Eine Online-Enzyklopädie beschreibt den Beruf der Buchhändlerin wie folgt: „Hauptarbeitsgebiete sind der Einkauf, Verkauf und die Präsentation von Büchern und anderen Medien [...]. Im Beratungs- und Verkaufsgespräch ist neben einem freundlichen und kundenorientierten Auftreten ein breites Allgemeinwissen erforderlich.“ Ganz schön viel für eine schüchterne 16-Jährige, die mit Abstand die Jüngste im Betrieb war und selbst ihre Kolleginnen mit „Sie“ ansprach.
"Ich bin damals wirklich ins kalte Wasser geworfen worden", sagt Kubanek. Kamen Kunden in den Laden, war sie es, die bedienen sollte. Und was ihr früher Angst machte, macht ihr heute am meisten Spaß. „Der direkte Kontakt zu meinen Kunden, das ist eigentlich das Schönste an meinem Beruf. Und dafür bin ich wirklich sehr dankbar!" Aber wie hält man es aus, so lange am gleichen Ort, im selben Laden? Und das, obwohl der Reiz, etwas Neues zu probieren, durchaus da war. "Immer wenn ich das Gefühl hatte, ich sollte vielleicht doch etwas anderes machen, dann hat sich mein Aufgabenbereich verändert oder erweitert", sagt Kubanek. Und dann war da noch die enge Bindung zu den Kundinnen und Kunden. Und das familiäre Betriebsklima. Und da all das immer zum richtigen Zeitpunkt zusammenkam, ist sie heute, wo sie ist und fast schon immer war.
In letzter Zeit haben sich die Abschiede gehäuft. Kunden, deren Eltern schon Kinderbücher bei Petra Kubanek gekauft haben, wünschen ihr alles Gute, Verlagsvertreter bedauern, dass sie nicht noch zwei Jahre länger macht. Aber sie ist glücklich mit ihrer Entscheidung, in Rente zu gehen, auch wenn sie erst 63 Jahre alt ist. Sie ist zusammen mit ihren Weggefährten gealtert, das verbindet, klar. Aber im Buchhandel gehe niemand verloren, sagt sie. Irgendwie bleibt man immer in Kontakt, soll das wohl heißen.

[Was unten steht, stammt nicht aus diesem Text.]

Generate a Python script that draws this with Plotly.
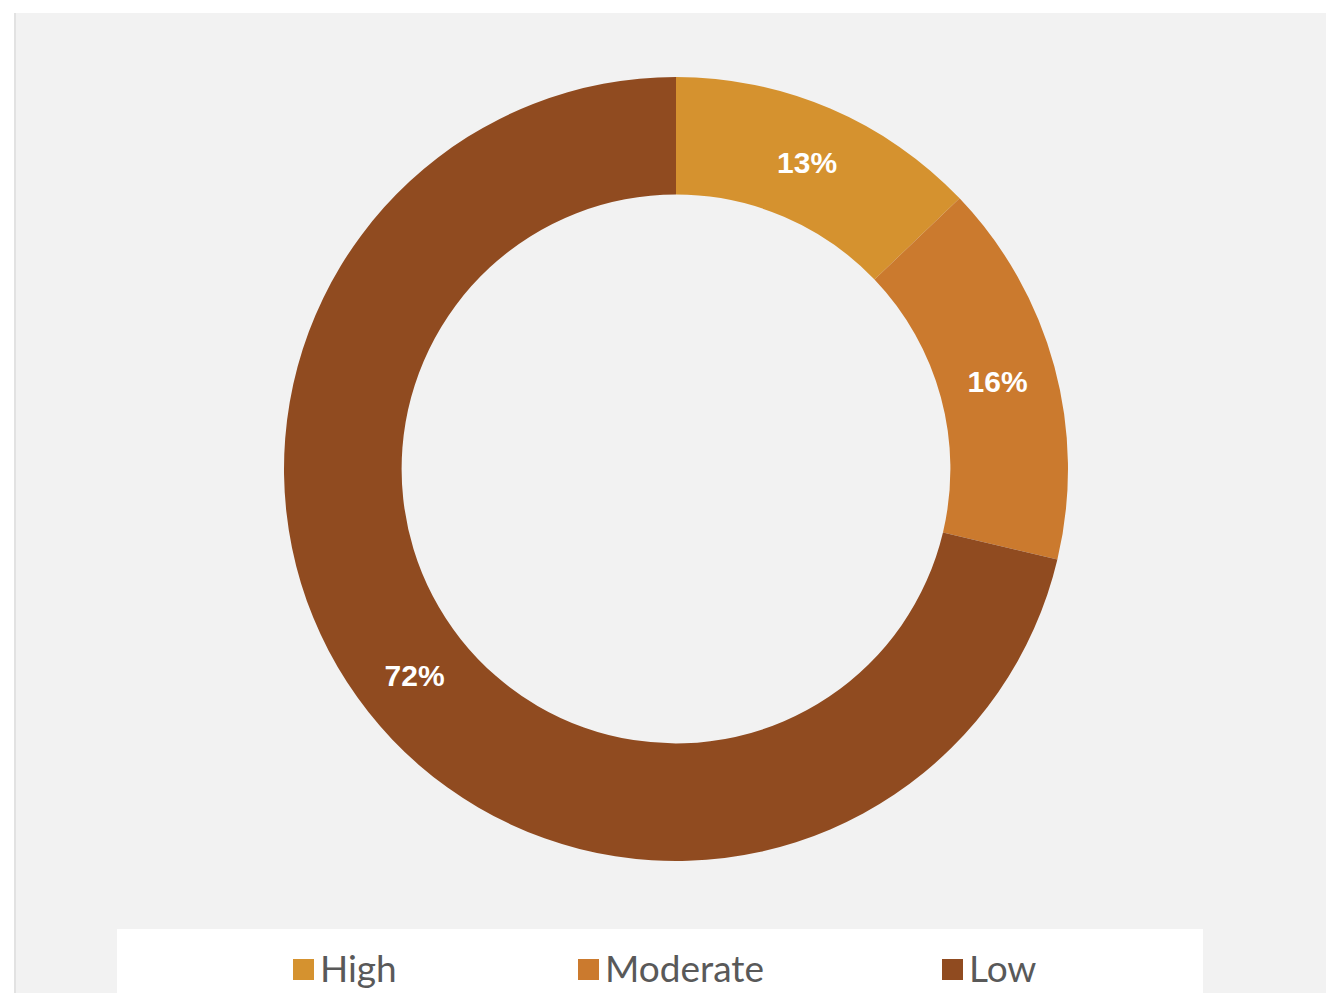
import plotly.graph_objects as go

# Share of cases by risk level
categories = ["High", "Moderate", "Low"]
shares = [13, 16, 72]
colors = ["#D5922F", "#CB7A2E", "#904B20"]

W, H = 1326, 993


def px_x(x):
    return x / W


def px_y(y):
    return 1 - y / H


fig = go.Figure()

fig.add_trace(go.Pie(
    labels=categories,
    values=shares,
    hole=0.70,
    sort=False,
    direction="clockwise",
    rotation=0,
    marker=dict(colors=colors, line=dict(width=0)),
    texttemplate="%{value}%",
    textposition="inside",
    insidetextorientation="horizontal",
    textfont=dict(family="Liberation Sans", size=30, color="white", weight="bold"),
    hoverinfo="label+percent",
    showlegend=False,
    domain=dict(x=[px_x(284), px_x(1068)], y=[px_y(861), px_y(77)]),
))

shapes = [
    # chart area panel
    dict(type="rect", xref="paper", yref="paper", layer="below",
         x0=px_x(14), x1=1, y0=0, y1=px_y(13),
         fillcolor="#F2F2F2", line=dict(width=0)),
    dict(type="line", xref="paper", yref="paper", layer="below",
         x0=px_x(15), x1=px_x(15), y0=0, y1=px_y(13),
         line=dict(color="#E2E2E2", width=2)),
    # legend panel
    dict(type="rect", xref="paper", yref="paper", layer="below",
         x0=px_x(117), x1=px_x(1203), y0=0, y1=px_y(929),
         fillcolor="#FFFFFF", line=dict(width=0)),
]

annotations = []
square_left = [293, 578, 942]
for name, col, x0 in zip(categories, colors, square_left):
    shapes.append(dict(type="rect", xref="paper", yref="paper",
                       x0=px_x(x0), x1=px_x(x0 + 21),
                       y0=px_y(980), y1=px_y(959),
                       fillcolor=col, line=dict(width=0)))
    annotations.append(dict(text=name, xref="paper", yref="paper",
                            x=px_x(x0 + 25), y=px_y(967),
                            xanchor="left", yanchor="middle", showarrow=False,
                            font=dict(family="Lato", size=37, color="#595959")))

fig.update_layout(
    width=W, height=H,
    margin=dict(l=0, r=0, t=0, b=0),
    paper_bgcolor="#FFFFFF",
    plot_bgcolor="#FFFFFF",
    shapes=shapes,
    annotations=annotations,
)

fig.write_html("out.html")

Schon vor einigen Jahren hat sie ihre Stunden reduziert. Zwei Tage weniger Arbeit die Woche bedeuten zwei Tage mehr Zeit für sich. Schon das, sagt sie, hat sich super angefühlt. Und darum hat sie keine Angst vor dem Ruhestand. Es gibt kein Loch, in das sie fallen könnte. Dafür genügend Dinge, die sie noch erledigen will. Kleinigkeiten eigentlich, keine großen Reisen. Stattdessen ausschlafen, spontan mit dem Rad ins Blockland fahren. Vor allem aber gesund bleiben, Sport machen und die Rente genießen. Und dann wird sich zeigen, ob sie etwas vermisst. Aber so richtig glaubt sie nicht daran.

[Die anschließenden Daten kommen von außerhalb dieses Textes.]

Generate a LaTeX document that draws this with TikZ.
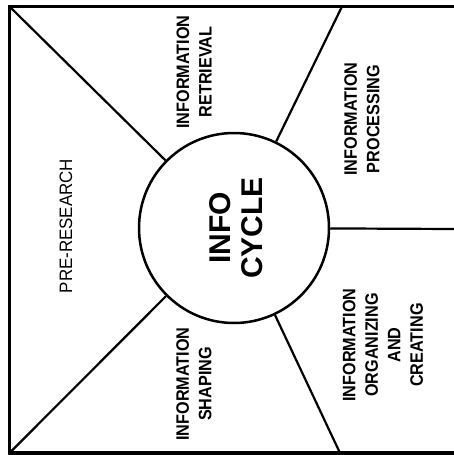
\documentclass[tikz,border=0pt]{standalone}
\usepackage{fontspec}
\setmainfont{Liberation Sans}
\newfontfamily\labfont[FakeStretch=0.9]{Liberation Sans}
\newfontfamily\prefont[FakeStretch=0.94]{Liberation Sans}
\begin{document}
\begin{tikzpicture}[x=1pt,y=-1pt,
  frame/.style={line width=3.2pt, line cap=rect},
  spoke/.style={line width=2.2pt},
  hub/.style={draw, circle, line width=2.5pt, minimum size=190pt, inner sep=0pt},
  lab/.style={rotate=90, align=center, inner sep=0pt, font=\labfont\bfseries\fontsize{18}{22.5}\selectfont},
  prelab/.style={rotate=90, align=center, inner sep=0pt, font=\prefont\fontsize{18}{22}\selectfont},
  hubtext/.style={rotate=90, align=center, inner sep=0pt, font=\bfseries\fontsize{30}{32}\selectfont}]
\useasboundingbox (0,0) rectangle (454,455);
\coordinate (tl) at (9.5,6.5);
\coordinate (tr) at (455,6.5);
\coordinate (bl) at (9.5,453);
\coordinate (br) at (455,453);
\coordinate (tm) at (342,6.5);
\coordinate (rm) at (455,229);
\coordinate (bm) at (340,453);
\draw[frame] (tr) -- (tl) -- (bl) -- (br);
\node[hub] (c) at (234,228) {};
\draw[spoke] (c) -- (tl);
\draw[spoke] (c) -- (tm);
\draw[spoke] (c) -- (rm);
\draw[spoke] (c) -- (bm);
\draw[spoke] (c) -- (bl);
\node[hubtext] (cyc) at (236,228) {INFO\\CYCLE};
\node[lab] (ret) at (194,72) {INFORMATION\\RETRIEVAL};
\node[lab] (proc) at (362,119) {INFORMATION\\PROCESSING};
\node[prelab] (pre) at (66,226) {PRE-RESEARCH};
\node[lab] (shap) at (194,384) {INFORMATION\\SHAPING};
\node[lab] (org) at (383,345) {INFORMATION\\ORGANIZING\\AND\\CREATING};
\end{tikzpicture}
\end{document}
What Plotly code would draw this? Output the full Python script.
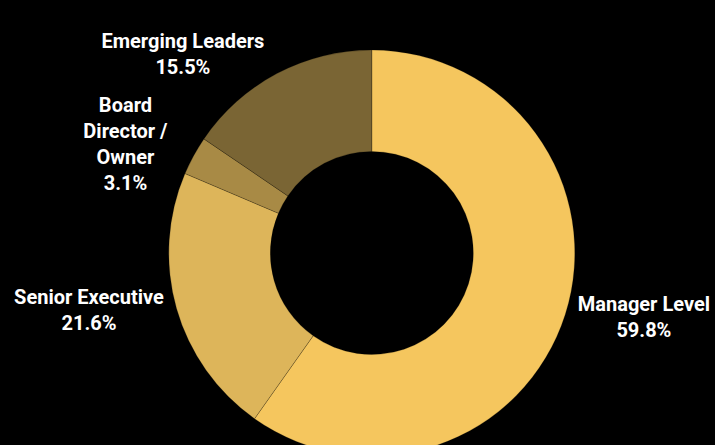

Das Geschäft mit den Büchern ist schwerer geworden in Zeiten von großen Online-Händlern. Der Black Friday zum Beispiel, die Rabattschlacht zum amerikanischen Erntedankfest, läuft am stationären Buchhandel vorbei. Denn Bücher sind in der Regel preisgebunden. Dabei war Schnelligkeit nie ein Problem, sogar früher nicht. Wunschtitel ihrer Kunden bestellte Kubanek damals per Handzettel. Die Lieferdauer ins Geschäft: meist nur ein Tag. Wenn der Strom ausfiel, funktionierte die Kasse per Handkurbel. „Heute könnte man wahrscheinlich noch nicht einmal zusperren, weil selbst die Türen automatisch sind“, sagt sie. Vieles hat sich verändert seit damals, 1972. Aber Petra Kubanek, die ist noch immer da. Zumindest sonnabends.
Am Sonnabend, den 18. Januar lädt die Buchhandlung "Otto & Sohn" zum Abschied ihrer langjährigen Mitarbeiterin Petra Kubanek in die Breite Straße 21. Der Sektempfang beginnt um 11 Uhr.